Classic ’50s and ’60s rock and roll sounds come to town

Published on March 26th, 2021

By Jim Dail

Many of the greatest hits of the rock and roll era were released in the 1950s and 1960s as part of the doo-wop movement.

On Saturday, July 18, at The Highlander Auditorium in Upland, “The Golden Era of Doo-Wop” will feature some of those timeless hits such as “Just a Dream,” “A Thousand Stars,” “I Only Have Eyes for You” and “The Lion Sleeps Tonight,” with every song performed by either the original singer or original members of the group: The Flamingos featuring Terry Johnson, The Tokens, Jimmy Clanton and Kathy Young.

For Jimmy Clanton, the man behind “Just a Dream,” which hit Number 4 on the Billboard charts in 1958, his fame took off after spending a brief time writing that classic song.

“I didn’t even want to be a singer, but I was a guitar player in a white R&B band in Baton Rouge and I overheard that the singer got $5 more for a gig,” he said. “So, I learned a few songs off rock and roll radio and I got paid!”

He went into a studio with his band to hear what they sounded like and after the band went through its songs – with Dick Holler singing – the engineer told them they had more time.”

“I said I had this song, which I had written because of a lover’s quarrel I had with my girlfriend, and he said to go ahead and put it down,” he said. “I got a call from Johnny Benson who said he had a record company called Ace Records, and he heard the song when we were at the studio. I drove down to New Orleans and he wanted to sign me.”
A subsequent trip to the recording studio led to a session with some of the finest studio musicians of the time, then an appearance on “American Bandstand.” The orders for the song started flooding in, and the rest is music history.

For “I Only Have Eyes for You” and The Flamingos, Terry Johnson was the man behind the arrangement of the cover song that remains an all-time classic.

“We were working on an album that would become “Flamingos Serenade,” and I fell asleep,” he said. “They had given me 33 songs and wanted me to craft them more in the style of The Platters, who were huge at the time. I rattled off 32 of them but the last one seemed corny and had no flavor to it.”

It was a sleeping habit that provided what Johnson calls a “gift from God.”

“I had a habit of lying down with a guitar on my chest, and I dreamed of the song exactly as it came out, and I woke up and my fingers were in the shape of the chord,” he said. “I called the guys and told them to come over at 4 a.m. They heard it and they acted like I was crazy!”

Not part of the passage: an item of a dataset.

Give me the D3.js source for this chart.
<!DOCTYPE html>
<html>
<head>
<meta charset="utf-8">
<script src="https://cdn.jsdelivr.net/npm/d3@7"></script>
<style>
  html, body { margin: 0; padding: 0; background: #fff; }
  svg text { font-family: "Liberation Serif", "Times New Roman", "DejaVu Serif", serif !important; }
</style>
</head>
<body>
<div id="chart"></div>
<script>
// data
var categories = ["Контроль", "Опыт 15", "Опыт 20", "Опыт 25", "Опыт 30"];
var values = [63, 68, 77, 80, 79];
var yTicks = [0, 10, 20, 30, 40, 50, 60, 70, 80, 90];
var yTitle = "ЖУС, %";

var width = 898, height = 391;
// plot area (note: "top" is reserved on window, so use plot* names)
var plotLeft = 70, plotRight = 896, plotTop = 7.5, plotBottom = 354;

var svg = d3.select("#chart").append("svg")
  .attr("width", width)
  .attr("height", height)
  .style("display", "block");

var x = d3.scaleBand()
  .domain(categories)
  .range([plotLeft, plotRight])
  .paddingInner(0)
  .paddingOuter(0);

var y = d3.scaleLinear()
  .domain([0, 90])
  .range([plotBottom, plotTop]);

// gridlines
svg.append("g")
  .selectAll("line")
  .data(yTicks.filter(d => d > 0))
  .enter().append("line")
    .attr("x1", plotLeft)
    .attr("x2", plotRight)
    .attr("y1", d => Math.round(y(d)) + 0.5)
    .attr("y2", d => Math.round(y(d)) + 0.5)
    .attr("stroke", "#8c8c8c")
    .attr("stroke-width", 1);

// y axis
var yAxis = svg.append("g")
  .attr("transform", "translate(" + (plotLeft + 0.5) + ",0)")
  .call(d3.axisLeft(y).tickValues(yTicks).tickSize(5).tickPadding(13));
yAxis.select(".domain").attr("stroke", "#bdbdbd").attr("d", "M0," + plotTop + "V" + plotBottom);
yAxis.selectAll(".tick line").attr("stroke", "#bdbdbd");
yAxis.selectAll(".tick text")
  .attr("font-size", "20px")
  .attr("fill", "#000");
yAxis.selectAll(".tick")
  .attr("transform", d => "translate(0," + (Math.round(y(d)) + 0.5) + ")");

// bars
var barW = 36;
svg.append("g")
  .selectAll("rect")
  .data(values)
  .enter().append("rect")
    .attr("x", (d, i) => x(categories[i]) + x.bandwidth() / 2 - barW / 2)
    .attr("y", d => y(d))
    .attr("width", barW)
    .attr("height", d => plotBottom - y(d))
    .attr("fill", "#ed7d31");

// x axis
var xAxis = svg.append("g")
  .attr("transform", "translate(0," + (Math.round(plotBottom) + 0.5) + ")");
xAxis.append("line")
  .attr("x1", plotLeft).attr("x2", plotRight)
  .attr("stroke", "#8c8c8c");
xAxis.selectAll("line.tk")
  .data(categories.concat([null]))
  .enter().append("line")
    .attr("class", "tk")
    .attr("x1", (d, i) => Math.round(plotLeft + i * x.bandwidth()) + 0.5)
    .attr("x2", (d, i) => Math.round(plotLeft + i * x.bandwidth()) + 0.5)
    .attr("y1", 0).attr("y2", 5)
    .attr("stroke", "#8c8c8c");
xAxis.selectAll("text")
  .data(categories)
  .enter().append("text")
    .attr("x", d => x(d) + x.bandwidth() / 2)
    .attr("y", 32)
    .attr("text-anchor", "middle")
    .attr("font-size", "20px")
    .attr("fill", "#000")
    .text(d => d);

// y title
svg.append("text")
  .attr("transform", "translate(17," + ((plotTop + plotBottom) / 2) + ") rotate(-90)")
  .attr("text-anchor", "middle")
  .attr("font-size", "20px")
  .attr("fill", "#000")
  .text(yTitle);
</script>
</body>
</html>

But the song took off and hit Number 11 on the Billboard charts in 1959.

In 1960, it was Kathy Young who vaulted to stardom with “A Thousand Stars” recorded with The Innocents.

“I always wanted to be a singer since I was about five,” she said. “I met Jim Lee of Indigo Records at a rock and roll show and told him how much I wanted to be a singer. He told me he’d heard me sing, liked my enthusiasm and that I should have an audition.”

After getting a concussion from a near-drowning accident and not getting in touch with Lee, she eventually wound up in the studio, and Lee pulled out the sheet music to “A Thousand Stars” and asked her to come back the next night.

“The Innocents were there, and I started singing and they just started to harmonizing,” she said. “And that’s how it came about.”

“The Lion Sleeps at Night” was a massive success in 1961, hitting Number One on the Billboard charts.

It was a demo that lead to one of the all-time classic songs of the 1960s.

“We had done a demo to get started and one of the things we did was ‘Wimoweh,’ which had been done by The Weavers, who I was a fan of, but of course it was just a chant,” said original Phil Margo. “RCA Records liked it but they decided it needed a lyric.”

When they went in to record the song, the lyrics were handed to the band.

“It was boring so we went to the piano and changed the melody and the lyric, though we never got credit,” he said.

RCA pushed the song “Tina” rather than “The Lion Sleeps Tonight,” but Dick Smith in Worcester, Ma. began to play the song and it took off.

And they will all be together playing their classic hits at The Highlander Auditorium.